Classical art can feel timeless—marble gods, perfect columns, heroic poses. But our knowledge of it is stitched together from clues, like reconstructing a novel from torn pages and scattered footnotes.
THREE TYPES OF EVIDENCE
Classical art history isn’t built on masterpieces alone; it’s built on sources. Scholars triangulate between texts (what ancient people said), sites (where objects lived), and objects (what survived). Each source type lies in its own way: texts can exaggerate, sites get disturbed, and objects travel far from their original homes.
Think like an investigator: one clue is interesting, but three independent clues can turn a hunch into a history.
TEXTS: THE ANCIENT COMMENTARY TRACK
Writers like Pliny the Elder, Pausanias, and Vitruvius are our chatty guides—sometimes brilliant, sometimes biased. Pliny lists famous painters and sculptors like a celebrity columnist; Pausanias describes temples and statues as a travel blogger with strong opinions. But texts rarely match what survives, and authors often write long after the art they describe, so historians read them with a raised eyebrow and a pencil.
“We are not so much reading ancient writers as negotiating with them.”
— Crafted maxim used in art-historical method
SITES: CONTEXT IS THE SECRET INGREDIENT
An object without context is like a line from a play without the scene around it. Archaeology tells us where something was found, what it was near, and how it was used—whether a statue stood in a sanctuary, a villa garden, or a public square. Stratigraphy (the layering of soil and debris) acts like a timeline: lower layers are generally earlier, and finds in the same layer often belong to the same moment.
Looting and early treasure-hunting often removed objects without recording their findspots—erasing clues about function, date, and meaning.
DISCOVERIES: WHEN THE GROUND REWRITES THE STORY
Major finds can flip assumptions overnight. The cities of Pompeii and Herculaneum preserved Roman wall painting, mosaics, and domestic sculpture in situ—art still sitting in rooms, not museums. In Greece, the Acropolis excavations revealed painted architectural fragments, reminding us that “white marble purity” is largely a modern myth; many sculptures and temples were vividly colored.
“I have made brick into marble.”
— Augustus, in Suetonius (a famous claim about Rome’s transformation)
- Name artists and describe reputations (who was famous, and why)
- Explain ideals and theories (beauty, proportion, taste)

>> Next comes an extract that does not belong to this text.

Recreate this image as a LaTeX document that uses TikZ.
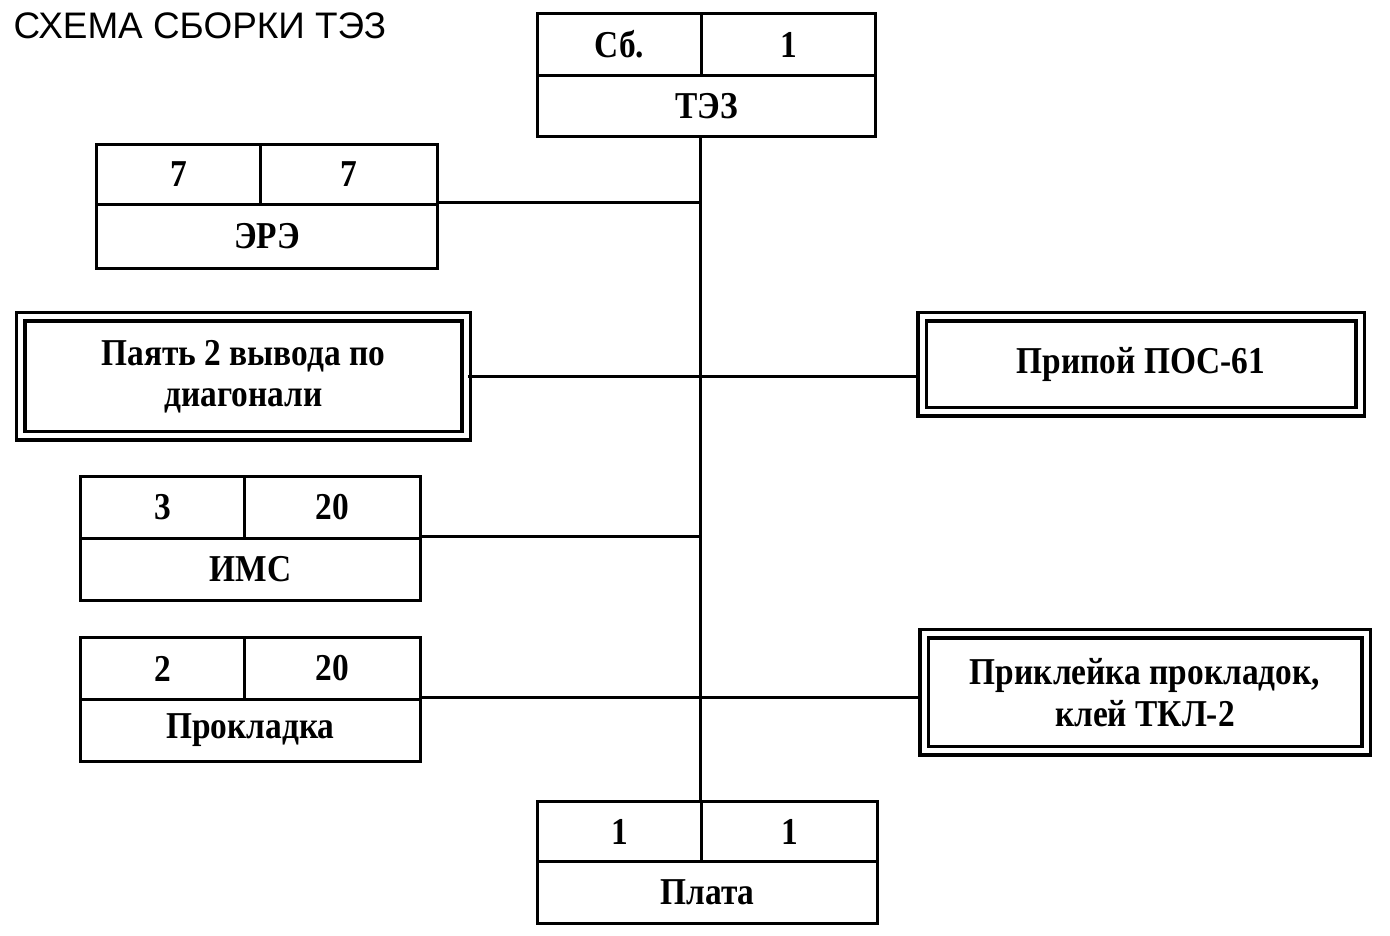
\documentclass[tikz,border=0pt]{standalone}
\usepackage{fontspec}
\setmainfont{Liberation Serif}[FakeStretch=0.88]
\setsansfont{Liberation Sans}

\tikzset{
  cell/.style={draw, line width=0.03cm, inner sep=0pt, anchor=north west,
    font=\bfseries\fontsize{10.8}{11.8}\selectfont},
  opbox/.style={draw, double, line width=0.035cm, double distance=0.05cm,
    inner sep=0pt, align=center, font=\bfseries\fontsize{10.8}{11.8}\selectfont},
  link/.style={line width=0.03cm},
}

\begin{document}
\begin{tikzpicture}
\useasboundingbox (0,0) rectangle (13.9,-9.36);

% Title
\node[anchor=north west, inner sep=0pt, font=\sffamily\fontsize{10.5}{12}\selectfont] (title) at (0.13,-0.12) {СХЕМА СБОРКИ ТЭЗ};

% Assembly unit
\node[cell, minimum width=1.64cm, minimum height=0.62cm] (tez-sb) at (5.36,-0.12) {Сб.};
\node[cell, minimum width=1.74cm, minimum height=0.62cm] (tez-n) at (7.00,-0.12) {1};
\node[cell, minimum width=3.38cm, minimum height=0.61cm] (tez) at (5.36,-0.74) {ТЭЗ};

% Parts
\node[cell, minimum width=1.64cm, minimum height=0.60cm] (ere-a) at (0.95,-1.43) {7};
\node[cell, minimum width=1.77cm, minimum height=0.60cm] (ere-b) at (2.59,-1.43) {7};
\node[cell, minimum width=3.41cm, minimum height=0.64cm] (ere) at (0.95,-2.03) {ЭРЭ};

\node[cell, minimum width=1.64cm, minimum height=0.62cm] (ims-a) at (0.79,-4.75) {3};
\node[cell, minimum width=1.76cm, minimum height=0.62cm] (ims-b) at (2.43,-4.75) {20};
\node[cell, minimum width=3.40cm, minimum height=0.62cm] (ims) at (0.79,-5.37) {ИМС};

\node[cell, minimum width=1.64cm, minimum height=0.62cm] (prokl-a) at (0.79,-6.36) {2};
\node[cell, minimum width=1.76cm, minimum height=0.62cm] (prokl-b) at (2.43,-6.36) {20};
\node[cell, minimum width=3.40cm, minimum height=0.62cm] (prokl) at (0.79,-6.98) {Прокладка};

\node[cell, minimum width=1.64cm, minimum height=0.60cm] (plata-a) at (5.36,-8.00) {1};
\node[cell, minimum width=1.76cm, minimum height=0.60cm] (plata-b) at (7.00,-8.00) {1};
\node[cell, minimum width=3.40cm, minimum height=0.62cm] (plata) at (5.36,-8.60) {Плата};

% Operations
\node[opbox, minimum width=4.45cm, minimum height=1.19cm] (payat) at (2.435,-3.765) {Паять 2 вывода по\\диагонали};
\node[opbox, minimum width=4.38cm, minimum height=0.95cm] (pripoj) at (11.41,-3.645) {Припой ПОС-61};
\node[opbox, minimum width=4.42cm, minimum height=1.17cm] (prikl) at (11.45,-6.925) {Приклейка прокладок,\\клей ТКЛ-2};

% Connectors
\draw[link] (tez.south -| tez-n.west) -- (plata-b.north west);
\draw[link] (ere.north east) -- (ere.north east -| tez-n.west);
\draw[link] (payat.east) -- (pripoj.west |- payat.east);
\draw[link] (ims.north east) -- (ims.north east -| tez-n.west);
\draw[link] (prokl.north east) -- (prikl.west |- prokl.north east);
\end{tikzpicture}
\end{document}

- Offer eyewitness-style descriptions (sometimes secondhand)
- Proves use and placement (context, ritual, daily life)
- Refines dating (layers, associated finds, scientific tests)
- Reveals the ordinary (workshops, homes, local styles)
Ask two questions: (1) Where was this found? (2) What did ancient people say about things like this? The best label is the one that answers both.
- Classical art history is built from three pillars: texts, sites, and objects—and the strongest arguments use all three.
- Ancient authors (Pliny, Pausanias, Vitruvius) are valuable but biased; read them as interpretation, not gospel.
- Archaeological context—especially stratigraphy and findspot—can change an object’s meaning as much as the object itself.
- Big discoveries (Pompeii, Acropolis pigments) repeatedly revise modern myths about classical art.
- A refined viewer always asks: what’s the evidence, and what’s missing?